§ YOUR GOAL:
Quote every line below exactly as it reads.

§ DATA:
·····

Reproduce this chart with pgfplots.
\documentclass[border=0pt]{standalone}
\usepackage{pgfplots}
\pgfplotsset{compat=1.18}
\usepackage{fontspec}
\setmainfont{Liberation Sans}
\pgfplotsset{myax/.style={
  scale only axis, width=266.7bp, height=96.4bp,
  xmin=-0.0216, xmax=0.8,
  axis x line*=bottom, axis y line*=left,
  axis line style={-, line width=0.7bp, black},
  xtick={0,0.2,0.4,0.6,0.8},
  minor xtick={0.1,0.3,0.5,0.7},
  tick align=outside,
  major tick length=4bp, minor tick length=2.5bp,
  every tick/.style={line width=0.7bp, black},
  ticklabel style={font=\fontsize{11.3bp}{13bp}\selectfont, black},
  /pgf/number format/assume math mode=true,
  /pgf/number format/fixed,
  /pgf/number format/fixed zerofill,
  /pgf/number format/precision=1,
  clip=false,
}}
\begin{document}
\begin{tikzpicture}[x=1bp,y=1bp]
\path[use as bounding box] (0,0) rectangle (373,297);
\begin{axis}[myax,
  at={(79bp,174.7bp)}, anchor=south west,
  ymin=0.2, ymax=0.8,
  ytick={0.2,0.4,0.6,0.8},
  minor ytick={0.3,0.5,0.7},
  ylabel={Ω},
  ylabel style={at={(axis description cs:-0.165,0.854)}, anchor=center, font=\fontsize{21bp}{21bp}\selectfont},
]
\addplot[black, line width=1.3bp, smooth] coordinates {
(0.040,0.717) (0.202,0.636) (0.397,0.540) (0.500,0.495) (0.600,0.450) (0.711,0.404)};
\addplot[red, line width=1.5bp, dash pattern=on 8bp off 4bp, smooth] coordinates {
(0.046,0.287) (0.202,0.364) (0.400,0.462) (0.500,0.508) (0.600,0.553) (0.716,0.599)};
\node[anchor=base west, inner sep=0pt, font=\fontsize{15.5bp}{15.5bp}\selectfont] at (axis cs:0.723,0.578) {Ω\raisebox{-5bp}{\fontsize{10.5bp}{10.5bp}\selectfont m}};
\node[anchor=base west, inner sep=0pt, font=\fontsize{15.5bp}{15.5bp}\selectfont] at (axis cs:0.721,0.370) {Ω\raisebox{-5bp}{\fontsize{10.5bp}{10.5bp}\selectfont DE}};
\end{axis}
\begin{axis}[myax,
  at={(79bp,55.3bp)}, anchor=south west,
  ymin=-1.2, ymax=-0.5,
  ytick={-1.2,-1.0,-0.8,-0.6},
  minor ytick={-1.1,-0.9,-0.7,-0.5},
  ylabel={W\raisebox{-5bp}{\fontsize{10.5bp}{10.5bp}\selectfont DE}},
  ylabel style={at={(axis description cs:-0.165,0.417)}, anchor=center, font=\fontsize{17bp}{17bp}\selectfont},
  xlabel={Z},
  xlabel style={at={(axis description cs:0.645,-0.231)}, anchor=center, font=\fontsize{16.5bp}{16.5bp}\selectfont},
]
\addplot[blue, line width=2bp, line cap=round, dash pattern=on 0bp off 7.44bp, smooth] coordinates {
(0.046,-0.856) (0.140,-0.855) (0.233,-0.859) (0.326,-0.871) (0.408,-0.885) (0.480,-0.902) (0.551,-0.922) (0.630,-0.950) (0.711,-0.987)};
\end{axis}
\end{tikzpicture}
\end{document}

·····

§ REPLY TO THE EXERCISE:
Reproduce this chart with pgfplots.
\documentclass[border=0pt]{standalone}
\usepackage{pgfplots}
\pgfplotsset{compat=1.18}
\usepackage{fontspec}
\setmainfont{Liberation Sans}
\pgfplotsset{myax/.style={
  scale only axis, width=266.7bp, height=96.4bp,
  xmin=-0.0216, xmax=0.8,
  axis x line*=bottom, axis y line*=left,
  axis line style={-, line width=0.7bp, black},
  xtick={0,0.2,0.4,0.6,0.8},
  minor xtick={0.1,0.3,0.5,0.7},
  tick align=outside,
  major tick length=4bp, minor tick length=2.5bp,
  every tick/.style={line width=0.7bp, black},
  ticklabel style={font=\fontsize{11.3bp}{13bp}\selectfont, black},
  /pgf/number format/assume math mode=true,
  /pgf/number format/fixed,
  /pgf/number format/fixed zerofill,
  /pgf/number format/precision=1,
  clip=false,
}}
\begin{document}
\begin{tikzpicture}[x=1bp,y=1bp]
\path[use as bounding box] (0,0) rectangle (373,297);
\begin{axis}[myax,
  at={(79bp,174.7bp)}, anchor=south west,
  ymin=0.2, ymax=0.8,
  ytick={0.2,0.4,0.6,0.8},
  minor ytick={0.3,0.5,0.7},
  ylabel={Ω},
  ylabel style={at={(axis description cs:-0.165,0.854)}, anchor=center, font=\fontsize{21bp}{21bp}\selectfont},
]
\addplot[black, line width=1.3bp, smooth] coordinates {
(0.040,0.717) (0.202,0.636) (0.397,0.540) (0.500,0.495) (0.600,0.450) (0.711,0.404)};
\addplot[red, line width=1.5bp, dash pattern=on 8bp off 4bp, smooth] coordinates {
(0.046,0.287) (0.202,0.364) (0.400,0.462) (0.500,0.508) (0.600,0.553) (0.716,0.599)};
\node[anchor=base west, inner sep=0pt, font=\fontsize{15.5bp}{15.5bp}\selectfont] at (axis cs:0.723,0.578) {Ω\raisebox{-5bp}{\fontsize{10.5bp}{10.5bp}\selectfont m}};
\node[anchor=base west, inner sep=0pt, font=\fontsize{15.5bp}{15.5bp}\selectfont] at (axis cs:0.721,0.370) {Ω\raisebox{-5bp}{\fontsize{10.5bp}{10.5bp}\selectfont DE}};
\end{axis}
\begin{axis}[myax,
  at={(79bp,55.3bp)}, anchor=south west,
  ymin=-1.2, ymax=-0.5,
  ytick={-1.2,-1.0,-0.8,-0.6},
  minor ytick={-1.1,-0.9,-0.7,-0.5},
  ylabel={W\raisebox{-5bp}{\fontsize{10.5bp}{10.5bp}\selectfont DE}},
  ylabel style={at={(axis description cs:-0.165,0.417)}, anchor=center, font=\fontsize{17bp}{17bp}\selectfont},
  xlabel={Z},
  xlabel style={at={(axis description cs:0.645,-0.231)}, anchor=center, font=\fontsize{16.5bp}{16.5bp}\selectfont},
]
\addplot[blue, line width=2bp, line cap=round, dash pattern=on 0bp off 7.44bp, smooth] coordinates {
(0.046,-0.856) (0.140,-0.855) (0.233,-0.859) (0.326,-0.871) (0.408,-0.885) (0.480,-0.902) (0.551,-0.922) (0.630,-0.950) (0.711,-0.987)};
\end{axis}
\end{tikzpicture}
\end{document}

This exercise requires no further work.